Welcome back. I’m sitting on my couch exhausted after taking my three year old to the zoo today. His favorite animal was the em-eyph-ant aka elephant, mine were these cuties.
Now I’m sitting on the couch watching NBATV in heaven. There’s so many exciting games tonight, fifteen total! Play-in tournament starts next Tuesday. Hells yeahhh
The boldness and wildness of D’Angelo Russell is fascinating.
I forget which podcast I was listening to, it might’ve been the Hoop Collective, apologies if I’m fucking that up, but they said something like D’Angelo is a player that needs to be wild, needs to play out of his head a little, wild in a good way, in order to feel like he can be freed up enough to play his best game; that his skill lives in his bad decision making as much as it does in his good decision making, that in order to make good decisions he is a player who might have to make bad ones.
It’s a bad religion!!!!!!
D’Angelo Russell, a guard for the Los Angeles Lakers, for anyone who doesn’t know, has had a fascinating playing career. After being drafted by the Lakers in 2-0-1-5 he bounced around the league, played a little for the Nets, the Warriors, and the Timberwolves, before making it back to the Lakers late last year in a mid-season trade centered around Russell Westbrook.
Pretty much ever since then he has been in trade rumors, the NBA equivalent of being a traveling hospital nurse with no control of their schedule. Last year he was in rumors for Kyrie Irving, over last summer it was for Kyrie Irving again, and I suspect that Kyrie Irving was one of the targets the Lakers had in mind as they spent the majority of this season attempting to trade D’Angelo Russell again.
They probably would’ve traded him in December but D’Angelo started to put some things together, real game, which suddenly made him an asset worth holding onto. His scoring was high but also efficient. He became a serious threat from beyond the arc in Caitlin Clark city.
Honestly, I’m not sure I ever fully understood the desire to trade him. He played really well for the Lakers in last season’s playoffs, helping the team advance into the third round, a feat that wouldn’t have happened without him. He started this year off poorly, but so did Austin Reaves.
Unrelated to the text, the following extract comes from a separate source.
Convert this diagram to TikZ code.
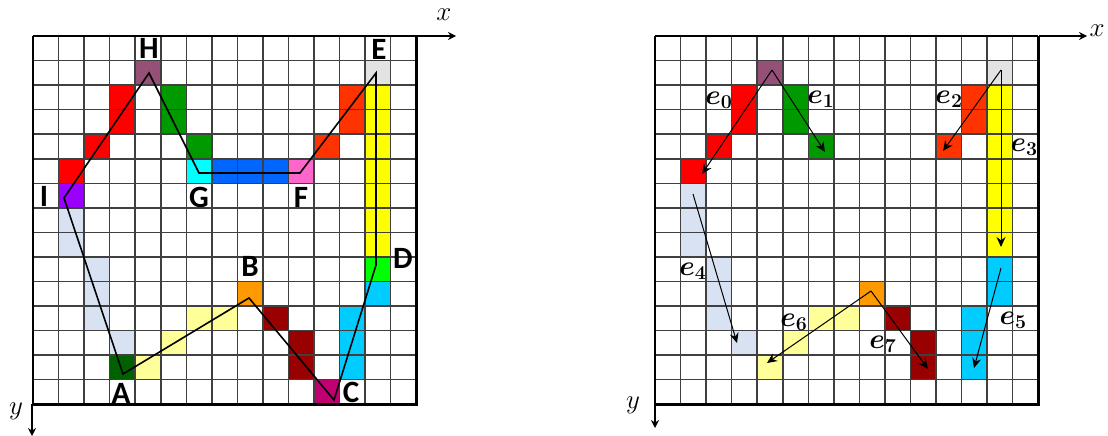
\documentclass[tikz,border=0pt]{standalone}
\usepackage{fix-cm}
\usepackage{amsmath}
\usepackage{fontspec}
\setmainfont{Carlito}
\usetikzlibrary{arrows.meta}

\definecolor{mauve}{HTML}{964F76}
\definecolor{redcell}{HTML}{FF0000}
\definecolor{violetcell}{HTML}{9900FF}
\definecolor{paleblue}{HTML}{D9E2F3}
\definecolor{darkgreen}{HTML}{006100}
\definecolor{paleyellow}{HTML}{FFFF99}
\definecolor{orangecell}{HTML}{FF9900}
\definecolor{darkred}{HTML}{990000}
\definecolor{magentacell}{HTML}{C00070}
\definecolor{skycell}{HTML}{00CCFF}
\definecolor{limecell}{HTML}{00FF00}
\definecolor{yellowcell}{HTML}{FFFF00}
\definecolor{greycell}{HTML}{E3E3E3}
\definecolor{orangered}{HTML}{FF3300}
\definecolor{pinkcell}{HTML}{FF66CC}
\definecolor{bluecell}{HTML}{0066FF}
\definecolor{cyancell}{HTML}{00FFFF}
\definecolor{greencell}{HTML}{009900}
\definecolor{gridgrey}{HTML}{404040}

\newcommand{\paintcells}[2]{\foreach \cx/\cy in {#2} {\fill[#1] (\cx,\cy) rectangle ++(1,1);}}

\begin{document}
\begin{tikzpicture}[
    x=1pt, y=-1pt,
    axis/.style={-{Stealth[length=8pt,width=8pt]}, black, line width=1.2pt},
    contour/.style={black, line width=1.6pt, line join=miter},
    edge_arrow/.style={-{Stealth[length=10pt,width=9pt]}, black, line width=1pt},
    corner_label/.style={font=\fontsize{31}{31}\selectfont\bfseries, inner sep=0pt},
    edge_label/.style={font=\fontsize{28}{28}\selectfont\boldmath, inner sep=0pt},
    axis_label/.style={font=\fontsize{27}{27}\selectfont, inner sep=0pt}
]
\useasboundingbox (0,0) rectangle (1108,436);

% Define cell size
\def\cw{25.55}
\def\ch{24.55}

% Left grid cells
\begin{scope}[shift={(33,36)}, x=\cw pt, y=-\ch pt]
    \paintcells{mauve}{4/1}
    \paintcells{redcell}{3/2, 3/3, 2/4, 1/5}
    \paintcells{violetcell}{1/6}
    \paintcells{paleblue}{1/7, 1/8, 2/9, 2/10, 2/11, 3/12}
    \paintcells{darkgreen}{3/13}
    \paintcells{paleyellow}{4/13, 5/12, 6/11, 7/11}
    \paintcells{orangecell}{8/10}
    \paintcells{darkred}{9/11, 10/12, 10/13}
    \paintcells{magentacell}{11/14}
    \paintcells{skycell}{12/11, 12/12, 12/13, 13/10}
    \paintcells{limecell}{13/9}
    \paintcells{yellowcell}{13/2, 13/3, 13/4, 13/5, 13/6, 13/7, 13/8}
    \paintcells{greycell}{13/1}
    \paintcells{orangered}{12/2, 12/3, 11/4}
    \paintcells{pinkcell}{10/5}
    \paintcells{bluecell}{7/5, 8/5, 9/5}
    \paintcells{cyancell}{6/5}
    \paintcells{greencell}{5/2, 5/3, 6/4}
\end{scope}

% Right grid cells
\begin{scope}[shift={(655,36)}, x=\cw pt, y=-\ch pt]
    \paintcells{mauve}{4/1}
    \paintcells{redcell}{3/2, 3/3, 2/4, 1/5}
    \paintcells{paleblue}{1/6, 1/7, 1/8, 2/9, 2/10, 2/11, 3/12}
    \paintcells{paleyellow}{4/13, 5/12, 6/11, 7/11}
    \paintcells{orangecell}{8/10}
    \paintcells{darkred}{9/11, 10/12, 10/13}
    \paintcells{skycell}{12/11, 12/12, 12/13, 13/9, 13/10}
    \paintcells{yellowcell}{13/2, 13/3, 13/4, 13/5, 13/6, 13/7, 13/8}
    \paintcells{greycell}{13/1}
    \paintcells{orangered}{12/2, 12/3, 11/4}
    \paintcells{greencell}{5/2, 5/3, 6/4}
\end{scope}

% Draw grids and borders
\foreach \ox in {33,655} {
    \begin{scope}[shift={(\ox,36)}, x=\cw pt, y=-\ch pt]
        \foreach \i in {1,...,14} {
            \draw[gridgrey, line width=1.5pt] (\i,0) -- (\i,15);
            \draw[gridgrey, line width=1.5pt] (0,\i) -- (15,\i);
        }
        \draw[black, line width=1.5pt] (0,0) -- (15,0);
        \draw[black, line width=2.6pt] (0,0) -- (0,15) -- (15,15) -- (15,0);
    \end{scope}
}

% Axes
\coordinate (xl0) at (416,36);
\coordinate (xl1) at (456,36);
\coordinate (yl0) at (32,404);
\coordinate (yl1) at (32,436);
\coordinate (xr0) at (1039,36);
\coordinate (xr1) at (1087,36);
\coordinate (yr0) at (655,404);
\coordinate (yr1) at (655,428);
\draw[axis] (xl0) -- (xl1);
\draw[axis] (yl0) -- (yl1);
\draw[axis] (xr0) -- (xr1);
\draw[axis] (yr0) -- (yr1);
\node[axis_label] (xlabell) at (444,15) {$x$};
\node[axis_label] (ylabell) at (16,411) {$y$};
\node[axis_label] (xlabelr) at (1097,31) {$x$};
\node[axis_label] (ylabelr) at (633,405) {$y$};

% Polygon corners
\coordinate (cA) at (123,374);
\coordinate (cB) at (249,298);
\coordinate (cC) at (334,400);
\coordinate (cD) at (376,265);
\coordinate (cE) at (376,73);
\coordinate (cF) at (300,173);
\coordinate (cG) at (199,173);
\coordinate (cH) at (149,73);
\coordinate (cI) at (64,198);
\draw[contour] (cA) -- (cB) -- (cC) -- (cD) -- (cE) -- (cF) -- (cG) -- (cH) -- (cI) -- cycle;

% Corner labels
\node[corner_label] (lA) at (121,393) {A};
\node[corner_label] (lB) at (250,266) {B};
\node[corner_label] (lC) at (351,392) {C};
\node[corner_label] (lD) at (403,258) {D};
\node[corner_label] (lE) at (379,49) {E};
\node[corner_label] (lF) at (301,197) {F};
\node[corner_label] (lG) at (199,197) {G};
\node[corner_label] (lH) at (149,48) {H};
\node[corner_label] (lI) at (44,196) {I};

% Edge arrows
\coordinate (pH) at (772,70);
\coordinate (pE) at (1001,70);
\coordinate (pB) at (871,291);
\coordinate (pI) at (693,194);
\coordinate (pD) at (1001,268);
\coordinate (q0) at (702,174);
\coordinate (q1) at (825,152);
\coordinate (q2) at (943,151);
\coordinate (q3) at (1001,247);
\coordinate (q4) at (737,343);
\coordinate (q5) at (974,368);
\coordinate (q6) at (767,363);
\coordinate (q7) at (928,369);
\draw[edge_arrow] (pH) -- (q0);
\draw[edge_arrow] (pH) -- (q1);
\draw[edge_arrow] (pE) -- (q2);
\draw[edge_arrow] (pE) -- (q3);
\draw[edge_arrow] (pI) -- (q4);
\draw[edge_arrow] (pD) -- (q5);
\draw[edge_arrow] (pB) -- (q6);
\draw[edge_arrow] (pB) -- (q7);

% Edge labels
\node[edge_label] (e0) at (719,100) {$e_0$};
\node[edge_label] (e1) at (821,99) {$e_1$};
\node[edge_label] (e2) at (949,99) {$e_2$};
\node[edge_label] (e3) at (1024,147) {$e_3$};
\node[edge_label] (e4) at (693,271) {$e_4$};
\node[edge_label] (e5) at (1013,320) {$e_5$};
\node[edge_label] (e6) at (794,322) {$e_6$};
\node[edge_label] (e7) at (883,344) {$e_7$};

\end{tikzpicture}
\end{document}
Though unlike Austin, he has his haters:
Workout disses? Wow. That’s pretty cold.
Look, it’s not like his decision making has evolved into savant status, he still makes decisions on the court that can feel somewhat random or silly. But then there’s the recent track record of scoring and shooting percentage, in particular from the three-ball, that goes along with it, and you start to look at his decision making, and the randomness of it, and instead of seeing it as a vulnerability, it begins to look more like an intangible.
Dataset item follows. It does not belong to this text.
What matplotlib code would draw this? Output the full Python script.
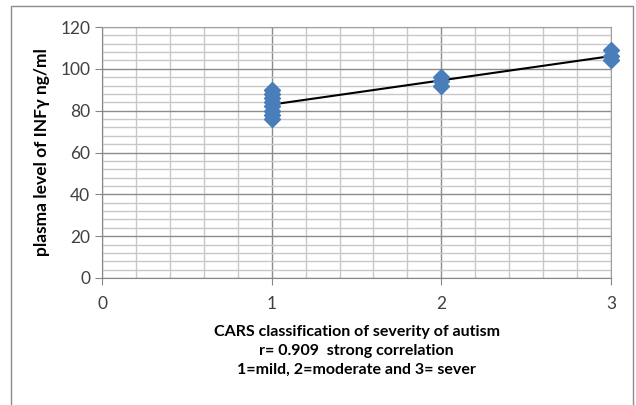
import numpy as np
import matplotlib.pyplot as plt
from matplotlib.patches import Rectangle
from matplotlib.ticker import MultipleLocator

# CARS severity group and plasma INF-gamma values
severity = [1, 1, 1, 1, 1, 1, 1, 1, 2, 2, 2, 3, 3, 3]
inf_gamma = [76, 78, 80, 82, 84, 86, 88, 90, 92, 94, 96, 104, 106, 109]

x_label_lines = ["CARS classification of severity of autism",
                 "r= 0.909  strong correlation",
                 "1=mild, 2=moderate and 3= sever"]
y_label = "plasma level of INF\u03b3 ng/ml"

plt.rcParams['font.family'] = ['Lato', 'DejaVu Sans']

fig = plt.figure(figsize=(6.36, 4.05), dpi=100)
fig.patches.append(Rectangle((11 / 636, -0.05), 622 / 636, 1.05 - 6 / 405,
                             transform=fig.transFigure, fill=False,
                             edgecolor="#8c8c8c", lw=1.0))
ax = fig.add_axes([102 / 636, 1 - 278 / 405, 509 / 636, 251 / 405])

ax.set_xlim(0, 3)
ax.set_ylim(0, 120)
ax.xaxis.set_major_locator(MultipleLocator(1))
ax.xaxis.set_minor_locator(MultipleLocator(0.2))
ax.yaxis.set_major_locator(MultipleLocator(20))
ax.yaxis.set_minor_locator(MultipleLocator(4))
ax.grid(which="major", color="#8c8c8c", lw=1.0)
ax.grid(which="minor", color="#c8c8c8", lw=1.0)
ax.set_axisbelow(True)

for side in ["top", "right"]:
    ax.spines[side].set_color("#a0a0a0")
for side in ["left", "bottom"]:
    ax.spines[side].set_color("#868686")
ax.tick_params(which="major", direction="out", length=5, color="#868686",
               labelsize=12.5, labelcolor="#404040")
ax.tick_params(which="minor", length=0)
ax.tick_params(axis="x", pad=8)

# linear trend line over the data range
slope, intercept = np.polyfit(severity, inf_gamma, 1)
xs = np.array([min(severity), max(severity)])
ax.plot(xs, slope * xs + intercept, color="black", lw=1.5, zorder=2)

ax.plot(severity, inf_gamma, linestyle="none", marker="D", markersize=8,
        color="#4a7ebb", clip_on=False, zorder=3)

ax.set_ylabel(y_label, fontsize=12.5, fontweight="bold", labelpad=7)
ax.set_xlabel("\n".join(x_label_lines), fontsize=11.5, fontweight="bold",
              labelpad=9, linespacing=1.45)

plt.savefig("out.png", dpi=100)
That, not only is Russell’s randomness on the court not a problem, it’s a necessity for him, essential to his overall success in other areas.
Take the flaws of his game out, and like a virus-infected brain, you don’t just remove the flaws but you remove everything.
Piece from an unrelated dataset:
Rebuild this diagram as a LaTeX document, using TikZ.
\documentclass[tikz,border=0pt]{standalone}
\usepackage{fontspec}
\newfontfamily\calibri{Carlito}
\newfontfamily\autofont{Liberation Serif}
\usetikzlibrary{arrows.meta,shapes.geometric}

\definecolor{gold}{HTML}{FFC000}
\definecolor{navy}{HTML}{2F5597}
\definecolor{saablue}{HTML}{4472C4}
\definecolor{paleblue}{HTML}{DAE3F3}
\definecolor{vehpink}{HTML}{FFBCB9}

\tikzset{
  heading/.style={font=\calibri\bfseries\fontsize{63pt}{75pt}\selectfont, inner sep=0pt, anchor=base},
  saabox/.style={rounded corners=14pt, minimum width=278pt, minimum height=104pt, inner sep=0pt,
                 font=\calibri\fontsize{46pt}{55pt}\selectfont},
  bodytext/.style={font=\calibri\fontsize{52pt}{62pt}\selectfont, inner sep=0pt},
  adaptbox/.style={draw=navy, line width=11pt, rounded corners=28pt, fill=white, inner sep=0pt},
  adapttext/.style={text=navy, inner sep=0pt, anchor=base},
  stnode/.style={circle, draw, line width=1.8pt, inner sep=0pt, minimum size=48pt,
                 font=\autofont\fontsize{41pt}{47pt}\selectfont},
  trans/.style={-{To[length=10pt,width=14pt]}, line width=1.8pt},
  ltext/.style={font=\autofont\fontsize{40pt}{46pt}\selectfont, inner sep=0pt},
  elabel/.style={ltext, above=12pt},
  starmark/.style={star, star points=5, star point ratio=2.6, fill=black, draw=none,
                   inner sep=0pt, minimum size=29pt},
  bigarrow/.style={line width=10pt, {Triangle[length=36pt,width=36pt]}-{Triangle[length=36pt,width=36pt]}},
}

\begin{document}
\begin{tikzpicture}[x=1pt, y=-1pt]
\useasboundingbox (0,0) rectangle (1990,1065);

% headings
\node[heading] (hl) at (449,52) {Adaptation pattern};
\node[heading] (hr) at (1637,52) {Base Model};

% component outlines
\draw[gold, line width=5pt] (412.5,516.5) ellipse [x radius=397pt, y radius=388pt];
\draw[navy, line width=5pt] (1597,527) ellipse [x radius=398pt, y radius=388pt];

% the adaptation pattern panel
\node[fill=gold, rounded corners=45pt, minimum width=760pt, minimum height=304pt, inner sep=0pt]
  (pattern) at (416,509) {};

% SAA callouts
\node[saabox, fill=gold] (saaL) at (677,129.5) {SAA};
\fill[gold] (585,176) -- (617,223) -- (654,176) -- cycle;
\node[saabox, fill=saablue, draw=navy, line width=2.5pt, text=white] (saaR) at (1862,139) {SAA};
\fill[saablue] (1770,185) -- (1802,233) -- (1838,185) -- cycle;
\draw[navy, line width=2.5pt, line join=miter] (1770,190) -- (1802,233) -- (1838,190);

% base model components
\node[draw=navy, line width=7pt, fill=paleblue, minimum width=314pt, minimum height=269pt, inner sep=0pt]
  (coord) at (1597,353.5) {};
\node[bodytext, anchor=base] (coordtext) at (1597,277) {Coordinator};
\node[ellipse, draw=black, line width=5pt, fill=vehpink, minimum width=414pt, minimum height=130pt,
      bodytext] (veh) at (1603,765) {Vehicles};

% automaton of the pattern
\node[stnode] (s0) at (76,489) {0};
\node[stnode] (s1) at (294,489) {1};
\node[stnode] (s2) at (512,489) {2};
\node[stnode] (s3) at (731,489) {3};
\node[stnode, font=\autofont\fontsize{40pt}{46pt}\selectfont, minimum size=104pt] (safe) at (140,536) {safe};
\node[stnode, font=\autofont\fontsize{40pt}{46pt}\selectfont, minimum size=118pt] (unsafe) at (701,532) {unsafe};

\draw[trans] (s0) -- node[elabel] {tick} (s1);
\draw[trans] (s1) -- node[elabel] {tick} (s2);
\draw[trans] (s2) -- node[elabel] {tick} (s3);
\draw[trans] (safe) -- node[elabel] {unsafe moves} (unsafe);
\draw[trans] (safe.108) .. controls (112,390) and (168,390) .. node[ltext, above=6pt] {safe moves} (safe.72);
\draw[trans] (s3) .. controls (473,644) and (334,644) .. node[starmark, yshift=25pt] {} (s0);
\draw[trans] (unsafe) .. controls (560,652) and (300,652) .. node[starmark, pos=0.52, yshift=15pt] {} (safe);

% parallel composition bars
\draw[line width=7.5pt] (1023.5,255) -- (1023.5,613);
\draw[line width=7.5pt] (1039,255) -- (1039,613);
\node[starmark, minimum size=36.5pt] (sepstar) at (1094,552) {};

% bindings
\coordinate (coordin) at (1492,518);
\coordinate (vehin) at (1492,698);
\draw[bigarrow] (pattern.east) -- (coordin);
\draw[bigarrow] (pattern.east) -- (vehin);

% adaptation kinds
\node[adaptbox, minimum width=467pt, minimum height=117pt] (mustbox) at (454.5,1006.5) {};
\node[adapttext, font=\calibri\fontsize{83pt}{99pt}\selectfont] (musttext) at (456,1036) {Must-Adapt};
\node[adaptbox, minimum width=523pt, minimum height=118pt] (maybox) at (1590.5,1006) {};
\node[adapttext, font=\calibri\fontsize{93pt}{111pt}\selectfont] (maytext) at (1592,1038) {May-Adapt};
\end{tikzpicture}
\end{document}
This world that we live in keeps people down with its subtle expectations.
There’s a good word for one such tactic and you see it everywhere.
To regard anything short of perfection as unacceptable sounds like a pretty depressing way to play basketball. There’s no such thing as ‘perfect’ in basketball, or anywhere else really. Okay, <maybe Ivan Drago> was perfect but fuck him.
I realize that Russell’s game has been questionable over the years, and his decision making suspect, but perhaps that was part of the secret sauce all along.
It’s soothing to think that someone like D’Angelo Russell has been able to work through his mistakes, and get to a point where his flaws are a necessary part of his ability to play winning basketball.
Perhaps the script on D’Angelo Russell can go from ‘unreliable player who makes too many mistakes’ to ‘Reliable player who will deliver for your team if you allowed him to make mistakes.’
That feels a little more forgiving, and realistic.
I realize fans want to see perfection from every player, and always need to find a scapegoat if their team underperforms, but I’m hoping that, ahem, the Lakers fans this year can see the bigger picture during our play-off run.
Rather than blaming D’Angelo Russell for our HYPOTHETICAL playoff failures, like we did last year, we should thank him for helping us get to April basketball in the first place. We would not be here without him.
After Lebron and Anthony Davis, D’angelo, the guy experts say this about:
The “show pony” has been one of our most solid and reliable players this year, playing 73 games, shooting 41% from 3 on 7 attempts per game and averaging a reliable 18 points and 6 assists, according to State Muse.
Without this flawed man, and his mistakes, all of his mistakes, his team wouldn’t be in the playoffs at all.